Set exercise:
In the listing that follows, retype every line from the first through the one containing "tf0_y = [210, 210]". Pictures are to be left out.

— Begin —

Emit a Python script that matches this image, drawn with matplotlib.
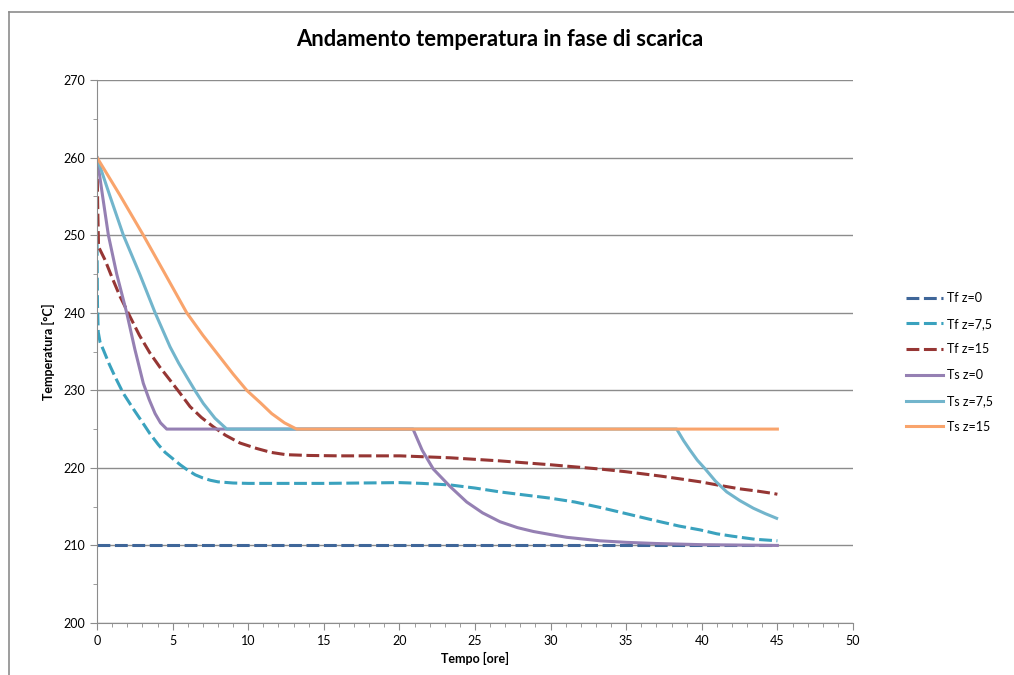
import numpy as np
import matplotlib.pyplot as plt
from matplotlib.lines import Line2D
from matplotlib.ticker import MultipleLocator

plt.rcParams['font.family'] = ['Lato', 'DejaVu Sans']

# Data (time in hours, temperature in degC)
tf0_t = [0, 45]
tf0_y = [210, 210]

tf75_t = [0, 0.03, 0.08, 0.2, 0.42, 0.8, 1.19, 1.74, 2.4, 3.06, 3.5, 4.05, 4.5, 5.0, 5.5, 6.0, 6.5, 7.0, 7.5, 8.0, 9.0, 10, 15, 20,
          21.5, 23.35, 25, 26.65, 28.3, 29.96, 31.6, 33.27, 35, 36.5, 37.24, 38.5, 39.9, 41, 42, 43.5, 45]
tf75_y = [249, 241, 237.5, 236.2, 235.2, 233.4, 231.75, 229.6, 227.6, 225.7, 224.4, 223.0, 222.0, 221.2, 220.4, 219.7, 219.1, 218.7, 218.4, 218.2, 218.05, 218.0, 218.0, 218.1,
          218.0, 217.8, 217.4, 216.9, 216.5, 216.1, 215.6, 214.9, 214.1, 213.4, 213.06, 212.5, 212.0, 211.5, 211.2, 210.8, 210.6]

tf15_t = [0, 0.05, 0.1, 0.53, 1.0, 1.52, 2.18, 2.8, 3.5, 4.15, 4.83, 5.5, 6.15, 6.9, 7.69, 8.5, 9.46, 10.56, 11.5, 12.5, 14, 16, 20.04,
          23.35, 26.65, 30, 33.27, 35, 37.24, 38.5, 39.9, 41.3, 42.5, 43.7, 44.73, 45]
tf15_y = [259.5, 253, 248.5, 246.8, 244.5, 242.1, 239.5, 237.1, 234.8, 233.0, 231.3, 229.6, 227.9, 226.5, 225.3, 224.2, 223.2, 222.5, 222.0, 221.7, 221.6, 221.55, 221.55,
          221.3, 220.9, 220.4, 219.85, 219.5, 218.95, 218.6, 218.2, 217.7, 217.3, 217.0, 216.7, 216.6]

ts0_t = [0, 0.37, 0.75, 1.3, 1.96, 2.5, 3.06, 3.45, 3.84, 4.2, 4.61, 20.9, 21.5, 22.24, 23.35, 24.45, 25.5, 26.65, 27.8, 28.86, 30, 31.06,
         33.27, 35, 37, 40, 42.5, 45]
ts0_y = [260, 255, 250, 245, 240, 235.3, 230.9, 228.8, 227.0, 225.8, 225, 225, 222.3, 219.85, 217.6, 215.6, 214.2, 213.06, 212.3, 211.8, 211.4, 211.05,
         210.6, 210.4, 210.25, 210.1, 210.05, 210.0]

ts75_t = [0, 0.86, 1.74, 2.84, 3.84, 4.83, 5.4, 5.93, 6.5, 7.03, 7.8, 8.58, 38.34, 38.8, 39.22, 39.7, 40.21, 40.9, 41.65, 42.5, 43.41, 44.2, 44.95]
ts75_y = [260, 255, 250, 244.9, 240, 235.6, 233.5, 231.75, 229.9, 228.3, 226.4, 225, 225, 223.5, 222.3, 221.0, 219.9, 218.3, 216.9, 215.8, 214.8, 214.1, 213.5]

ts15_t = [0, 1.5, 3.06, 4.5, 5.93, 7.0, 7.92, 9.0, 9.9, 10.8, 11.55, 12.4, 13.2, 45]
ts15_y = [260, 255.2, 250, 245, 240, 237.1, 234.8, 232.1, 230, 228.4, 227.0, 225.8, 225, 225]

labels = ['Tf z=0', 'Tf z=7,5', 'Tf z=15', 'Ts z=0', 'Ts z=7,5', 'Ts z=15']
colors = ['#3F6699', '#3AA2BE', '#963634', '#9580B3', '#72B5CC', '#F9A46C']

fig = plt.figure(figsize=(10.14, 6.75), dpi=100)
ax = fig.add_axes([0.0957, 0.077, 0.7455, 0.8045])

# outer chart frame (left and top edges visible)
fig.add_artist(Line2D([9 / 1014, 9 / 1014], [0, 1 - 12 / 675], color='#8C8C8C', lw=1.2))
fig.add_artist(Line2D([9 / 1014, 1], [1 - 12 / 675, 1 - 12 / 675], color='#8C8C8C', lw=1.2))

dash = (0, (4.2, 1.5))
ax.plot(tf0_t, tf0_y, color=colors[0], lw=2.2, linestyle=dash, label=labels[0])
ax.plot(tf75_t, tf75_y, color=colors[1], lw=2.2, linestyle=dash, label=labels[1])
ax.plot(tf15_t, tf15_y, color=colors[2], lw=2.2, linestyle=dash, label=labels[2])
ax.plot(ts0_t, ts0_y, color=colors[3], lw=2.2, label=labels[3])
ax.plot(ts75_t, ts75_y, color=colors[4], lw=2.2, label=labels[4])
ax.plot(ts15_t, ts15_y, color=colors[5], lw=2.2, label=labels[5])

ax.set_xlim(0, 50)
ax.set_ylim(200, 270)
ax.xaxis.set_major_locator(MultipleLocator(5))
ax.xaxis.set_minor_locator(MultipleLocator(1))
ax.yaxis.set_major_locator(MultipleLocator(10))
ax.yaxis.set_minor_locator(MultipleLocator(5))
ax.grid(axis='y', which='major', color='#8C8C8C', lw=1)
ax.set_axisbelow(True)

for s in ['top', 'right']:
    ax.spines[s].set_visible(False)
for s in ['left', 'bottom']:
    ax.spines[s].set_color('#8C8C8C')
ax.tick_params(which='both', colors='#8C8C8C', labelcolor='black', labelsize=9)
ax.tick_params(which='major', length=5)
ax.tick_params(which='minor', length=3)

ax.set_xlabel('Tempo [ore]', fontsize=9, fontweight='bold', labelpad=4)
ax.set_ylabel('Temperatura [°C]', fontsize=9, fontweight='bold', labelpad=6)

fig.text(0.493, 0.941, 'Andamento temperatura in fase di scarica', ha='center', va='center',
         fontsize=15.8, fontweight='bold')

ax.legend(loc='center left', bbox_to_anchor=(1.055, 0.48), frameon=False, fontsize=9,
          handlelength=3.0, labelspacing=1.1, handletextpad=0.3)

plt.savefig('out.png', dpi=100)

— End —

Expected answer:
Emit a Python script that matches this image, drawn with matplotlib.
import numpy as np
import matplotlib.pyplot as plt
from matplotlib.lines import Line2D
from matplotlib.ticker import MultipleLocator

plt.rcParams['font.family'] = ['Lato', 'DejaVu Sans']

# Data (time in hours, temperature in degC)
tf0_t = [0, 45]
tf0_y = [210, 210]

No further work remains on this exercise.